Le istituzioni finanziarie, dalle banche agli hedge fund, stanno osservando con crescente interesse gli sviluppi legati a Taproot e alla tokenizzazione. Uno dei motivi principali è la sicurezza intrinseca della blockchain di Bitcoin, che vanta il più alto livello di decentralizzazione e resistenza agli attacchi tra tutte le reti esistenti. Questo la rende una scelta ideale per tokenizzare asset di alto valore o sensibili, come obbligazioni, titoli azionari o contratti derivati.

Con Taproot le istituzioni possono implementare smart contract complessi senza sacrificare la privacy. Un contratto derivato e tokenizzato può essere strutturato in modo che i dettagli siano visibili solo alle parti coinvolte, mentre la blockchain registra solo una transazione apparentemente standard: riservatezza, siurezza ed efficacia ottenute in un colpo solo. Questo livello di riservatezza è fondamentale per le istituzioni che operano in mercati regolamentati e devono rispettare normative sulla protezione dei dati.

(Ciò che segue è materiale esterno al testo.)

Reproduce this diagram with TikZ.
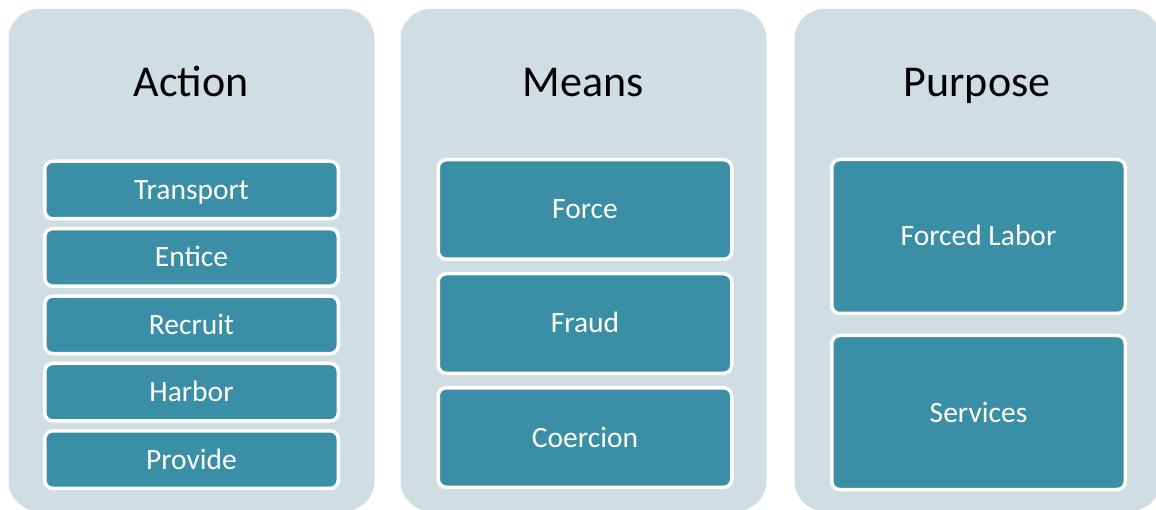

Un altro vantaggio per le istituzioni è la possibilità di integrare i token Bitcoin nei sistemi finanziari tradizionali. Grazie alla crescente adozione di Bitcoin da parte di aziende come Fidelity, BlackRock e PayPal, i token basati su Taproot potrebbero diventare a breve un ponte standardizzato tra la finanza classica e quella decentralizzata. Una banca potrebbe cioè emettere token rappresentativi di un fondo d’investimento e distribuirli ai clienti tramite la blockchain di Bitcoin, garantendo trasparenza e tracciabilità senza rinunciare alla sicurezza, e provvedere a creare centinaia di prodotti finanziari interamente basati su questi canali di distribuzione e implementazione.

Conclusioni

In conclusione, Taproot non è solo un miglioramento tecnico, ma un catalizzatore per un cambiamento paradigmatico che potrebbe veramente trasformare Bitcoin in un super-ambiente integrato per la gestione globale del valore e delle transazioni.

La tokenizzazione su Bitcoin sta aprendo porte che fino a pochi anni fa sembravano impensabili, offrendo a investitori e istituzioni strumenti per partecipare a un futuro finanziario più inclusivo, efficiente e decentralizzato. Con il passare del tempo sarà affascinante osservare come questa tecnologia si evolverà e quali nuove possibilità emergeranno da questa straordinaria convergenza tra Bitcoin e la tokenizzazione. Una storia ancora tutta da scrivere, che porterà l’innovazione a un livello superiore.